Perhaps I misunderstood you. I was merely pointing out that any concrete allocation of resources and status (the primary function of an ethical system) is going to have opponents based on who feels the loss.
It’s not (necessarily) that they object to Utilitarianism, it’s that they object to THIS particular application to them. This will be the case for any concrete policy.
I suppose this is technically true, but all concrete choices are not created equally.
Some policies tend towards win-win, for example “Let’s pave the cowpaths.” In that case, they are only going to bother someone with a systemic interest in the cowpaths not getting paved. Not to dismiss their interests entirely, like “they have some job that depends on routing people around the long way” or something, but this is going to, on balance, tend to be less people and less intense opposition (and more easily answered) than more zero-sum competitive approaches, for example.

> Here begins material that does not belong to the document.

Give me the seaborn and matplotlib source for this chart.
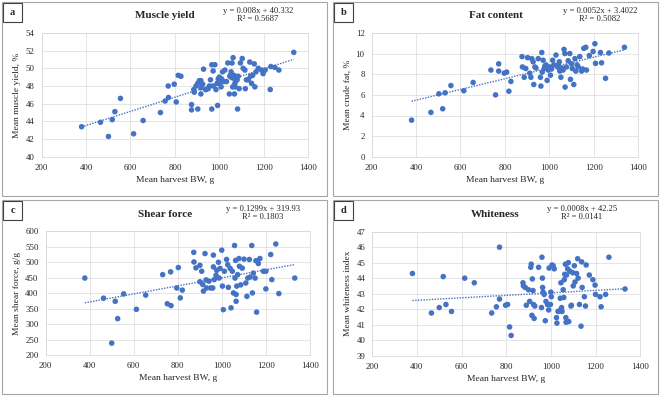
import numpy as np
import pandas as pd
import matplotlib
matplotlib.use("Agg")
import matplotlib.pyplot as plt
from matplotlib.patches import Rectangle
import seaborn as sns

# Panel a - muscle yield
bw_a = [380, 465, 501, 518, 530, 555, 614, 657, 735, 756, 771, 770, 797, 806, 815, 827,
        875, 875, 885, 887, 895, 903, 903, 910, 917, 917, 917, 925, 929, 938, 940, 950,
        955, 960, 966, 966, 972, 972, 980, 985, 990, 992, 995, 1000, 1002, 1008, 1010,
        1015, 1020, 1025, 1032, 1038, 1045, 1047, 1050, 1053, 1057, 1060, 1062, 1062,
        1066, 1068, 1070, 1071, 1074, 1080, 1082, 1085, 1089, 1095, 1103, 1107, 1115,
        1117, 1122, 1130, 1137, 1140, 1145, 1150, 1157, 1160, 1165, 1175, 1190, 1197,
        1206, 1229, 1232, 1250, 1268, 1335]
muscle = [43.4, 43.9, 42.3, 44.2, 45.1, 46.6, 42.6, 44.1, 45.0, 46.3, 46.7, 48.0, 48.2, 46.2, 49.2, 49.1,
          45.9, 45.3, 47.6, 47.3, 48.0, 45.4, 48.3, 48.6, 48.6, 47.1, 47.8, 48.2, 49.9, 47.6, 47.6, 47.7,
          48.0, 48.7, 50.4, 45.4, 49.7, 48.0, 50.4, 47.6, 48.3, 45.8, 48.8, 49.0, 48.3, 47.9, 48.8,
          49.6, 48.5, 49.8, 48.5, 50.6, 47.1, 49.1, 49.2, 49.6, 50.6, 47.9, 51.2, 48.9,
          49.2, 47.1, 48.3, 47.9, 48.6, 48.7, 45.4, 49.1, 47.7, 50.6, 51.1, 50.0, 49.8,
          47.7, 48.7, 48.7, 50.7, 49.1, 48.3, 49.2, 50.5, 47.9, 49.6, 50.0, 49.8, 49.4,
          49.8, 47.6, 50.2, 50.1, 49.8, 51.8]

# Panel b - fat content
bw_b = [380, 467, 503, 520, 531, 557, 615, 657, 737, 758, 772, 772, 797, 808, 818, 827,
        877, 879, 887, 894, 902, 912, 917, 921, 927, 930, 935, 950, 960, 962, 966, 968,
        972, 977, 985, 990, 995, 1002, 1005, 1015, 1020, 1030, 1037, 1045, 1047, 1052,
        1058, 1062, 1066, 1070, 1071, 1077, 1085, 1092, 1095, 1103, 1110, 1115, 1119,
        1125, 1137, 1145, 1155, 1164, 1167, 1180, 1197, 1205, 1208, 1230, 1235, 1253,
        1268, 1338, 940, 980, 1010, 1040, 1055, 1100, 1130, 1150]
fat = [3.55, 4.3, 6.1, 4.65, 6.2, 6.9, 6.4, 7.2, 8.4, 6.0, 9.0, 8.3, 8.1, 8.2, 6.35, 7.3,
       9.7, 8.7, 7.7, 8.55, 9.6, 8.1, 7.7, 9.5, 9.2, 7.0, 8.7, 9.5, 7.7, 6.85, 10.1, 8.2,
       9.35, 8.55, 8.9, 7.4, 8.4, 8.7, 7.9, 9.35, 8.9, 9.85, 8.7, 9.2, 8.3, 7.7,
       8.55, 8.4, 10.4, 10.0, 6.75, 8.7, 9.3, 10.0, 7.5, 8.55, 7.0, 9.5, 8.3,
       8.9, 9.7, 8.3, 10.5, 10.6, 8.4, 9.8, 10.2, 10.95, 9.05, 10.1, 9.1, 7.6,
       10.05, 10.6, 8.6, 8.8, 8.5, 8.9, 8.6, 9.0, 8.7, 8.5]

# Panel c - shear force
bw_c = [378, 463, 516, 527, 554, 500, 612, 654, 731, 752, 767, 769, 795, 802, 811, 820,
        872, 873, 882, 900, 900, 908, 913, 916, 923, 928, 931, 941, 949, 958, 961, 961,
        965, 973, 976, 984, 987, 991, 999, 1002, 1006, 1011, 1021, 1026, 1029, 1037, 1041,
        1047, 1052, 1057, 1059, 1062, 1064, 1064, 1067, 1071, 1077, 1079, 1085, 1092,
        1100, 1108, 1113, 1117, 1124, 1127, 1135, 1138, 1142, 1150, 1154, 1157, 1165,
        1172, 1188, 1199, 1199, 1221, 1226, 1244, 1258, 1330]
shear = [449, 384, 374, 318, 398, 239, 348, 394, 460, 366, 469, 360, 417, 483, 385, 410,
         532, 501, 482, 490, 437, 471, 428, 407, 528, 443, 417, 439, 417, 417, 523, 485,
         444, 458, 474, 500, 449, 480, 539, 423, 347, 471, 509, 492, 419, 480, 353,
         471, 401, 554, 449, 506, 396, 374, 423, 460, 512, 487, 427, 481,
         510, 433, 390, 449, 509, 452, 554, 401, 465, 449, 505, 339, 496,
         512, 471, 471, 414, 525, 444, 559, 399, 449]

# Panel d - whiteness
bw_d = [380, 465, 500, 518, 530, 555, 614, 657, 735, 756, 770, 770, 797, 806, 815, 822,
        875, 877, 885, 890, 900, 905, 910, 912, 915, 917, 920, 922, 925, 928, 945, 958,
        960, 962, 963, 965, 970, 975, 978, 985, 990, 992, 998, 1000, 1002, 1005, 1010,
        1015, 1025, 1027, 1032, 1040, 1042, 1045, 1048, 1050, 1055, 1058, 1060, 1062,
        1065, 1067, 1068, 1070, 1075, 1078, 1080, 1085, 1090, 1092, 1098, 1100, 1105,
        1108, 1115, 1120, 1122, 1128, 1135, 1138, 1140, 1150, 1155, 1158, 1172, 1188,
        1198, 1200, 1220, 1225, 1245, 1260, 1332]
white = [44.3, 41.75, 42.1, 44.1, 42.3, 41.85, 44.0, 43.7, 41.75, 42.15, 46.0, 42.65, 42.25, 42.3, 40.85, 40.3,
         43.7, 43.5, 43.4, 42.25, 43.25, 42.5, 44.7, 44.9, 41.6, 43.95, 43.2, 42.3, 41.4, 42.2, 44.7, 42.1,
         45.35, 44.0, 43.4, 43.1, 42.95, 41.25, 42.5, 42.3, 41.95, 44.65, 42.3, 43.1, 42.8, 44.85, 44.8,
         44.6, 41.45, 41.1, 41.85, 41.9, 42.7, 43.7, 42.1, 41.85, 43.25, 42.75, 43.9, 44.25,
         44.9, 41.45, 41.15, 44.2, 44.6, 45.0, 41.2, 44.45, 42.2, 42.25, 44.35, 43.5, 44.8,
         43.75, 44.3, 45.25, 44.0, 42.3, 40.9, 45.05, 43.4, 42.8, 42.2, 44.85, 44.2, 43.9,
         43.55, 42.95, 42.8, 42.15, 42.95, 45.35, 43.3]

titles = ["Muscle yield", "Fat content", "Shear force", "Whiteness"]
letters = ["a", "b", "c", "d"]
ylabels = ["Mean muscle yield, %", "Mean crude fat, %", "Mean shear force, g/g", "Mean whiteness index"]
slopes = [0.008, 0.0052, 0.1299, 0.0008]
intercepts = [40.332, 3.4022, 319.93, 42.25]
equations = ["y = 0.008x + 40.332\nR² = 0.5687", "y = 0.0052x + 3.4022\nR² = 0.5082",
             "y = 0.1299x + 319.93\nR² = 0.1803", "y = 0.0008x + 42.25\nR² = 0.0141"]
yticks = [np.arange(40, 55, 2), np.arange(0, 13, 2), np.arange(200, 601, 50), np.arange(39, 48, 1)]
xticks = np.arange(200, 1401, 200)

sns.set_theme(style="whitegrid")
plt.rcParams['font.family'] = ['Liberation Serif', 'DejaVu Serif']

blue = "#4472C4"
fig = plt.figure(figsize=(6.6, 3.96), dpi=100)

# axes rectangles [left, bottom, width, height]
rects = [[0.063, 0.604, 0.404, 0.313], [0.563, 0.604, 0.404, 0.313],
         [0.069, 0.103, 0.401, 0.313], [0.564, 0.102, 0.406, 0.313]]
# panel frames in pixel units (x0, y0, w, h) from top-left
frames = [(2, 2, 325, 194), (333, 2, 325, 194), (2, 200, 325, 194), (333, 200, 325, 194)]
title_x = [165, 496, 165, 495]
eq_x = [258, 600, 263, 582]

data = [(bw_a, muscle), (bw_b, fat), (bw_c, shear), (bw_d, white)]

for i in range(4):
    fx, fy, fw, fh = frames[i]
    fig.patches.append(Rectangle((fx / 660, 1 - (fy + fh) / 396), fw / 660, fh / 396,
                                 transform=fig.transFigure, fill=False, ec="#a6a6a6", lw=0.8))
    # letter box
    fig.patches.append(Rectangle(((fx + 1) / 660, 1 - (fy + 20) / 396), 19 / 660, 19 / 396,
                                 transform=fig.transFigure, fill=False, ec="#404040", lw=0.8))
    fig.text((fx + 10.5) / 660, 1 - (fy + 10.5) / 396, letters[i], ha="center", va="center",
             fontsize=7.5, fontweight="bold")
    fig.text(title_x[i] / 660, 1 - (fy + 14) / 396, titles[i], ha="center", va="center",
             fontsize=8, fontweight="bold")
    fig.text(eq_x[i] / 660, 1 - (fy + 13) / 396, equations[i], ha="center", va="center",
             fontsize=6.2, linespacing=1.1)

    ax = fig.add_axes(rects[i])
    x, y = data[i]
    df = pd.DataFrame({"x": x, "y": y})
    sns.scatterplot(data=df, x="x", y="y", ax=ax, color=blue, s=16, edgecolor="none", zorder=3)
    xs = np.array([min(x), max(x)])
    trend = pd.DataFrame({"x": xs, "y": slopes[i] * xs + intercepts[i]})
    sns.lineplot(data=trend, x="x", y="y", ax=ax, color=blue, lw=1.0, linestyle=(0, (1, 1)), zorder=2)

    ax.set_xlim(200, 1400)
    ax.set_xticks(xticks)
    ax.set_ylim(yticks[i][0], yticks[i][-1])
    ax.set_yticks(yticks[i])
    ax.grid(True, color="#e0e0e0", lw=0.6)
    for s in ax.spines.values():
        s.set_color("#d9d9d9")
        s.set_linewidth(0.6)
    ax.tick_params(axis="y", labelsize=6.3, length=0, pad=5, colors="#262626")
    ax.tick_params(axis="x", labelsize=6.3, length=0, pad=5, colors="#262626")
    ax.set_xlabel("Mean harvest BW, g", fontsize=6.8, color="#262626", labelpad=3)
    ax.set_ylabel(ylabels[i], fontsize=6.8, color="#262626", labelpad=3)

fig.savefig("out.png", dpi=100)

I guess this is getting into a separate argument though: “Win-win thinking is fundamentally more Utilitarian than competitive zero-sum thinking.”
Well, no—that’s my main comment on your post. Any given Utilitarian priority (the aggregation of individual utility that you optimize) is NOT win-win. It’s win-on-average, which is still a loss for some.
Do you believe in the existence of win-win? If so, why wouldn’t they tend to behave as I am suggesting? Also if you believe win-wins exist and think they do not behave this way, then how do you understand a win-win?
I only think the very simplest of examples are fully win-win. Almost all of the real world consists of so many dimensions and players that it’s more win-kinda-win-win-too-much-feels-like-losing-but-maybe-is-technically-a-win-lose-big-win-slightly-etc-for-thousands-of-terms-in-the-equation.
Also, a whole lot matters whether it’s a win or a loss, what you’re comparing it to. Many things are a slight win compared to the worse outcomes (for the person in question) and a loss compared to perfect, but unlikely, outcomes.
I do totally believe that many negotiations are more successful if you can convince the loser that they’re winning. And a fair number of actual cooperative situations where all participants benefit and know it. Just not that they’re automatic nor that they’re the important ones for an ethical system to analyze.
So yes, win-win can happen, but that’s boring—there’s nobody arguing against that. It’s the win-lose and win-win-less-than-I-wanted cases which are actually interesting.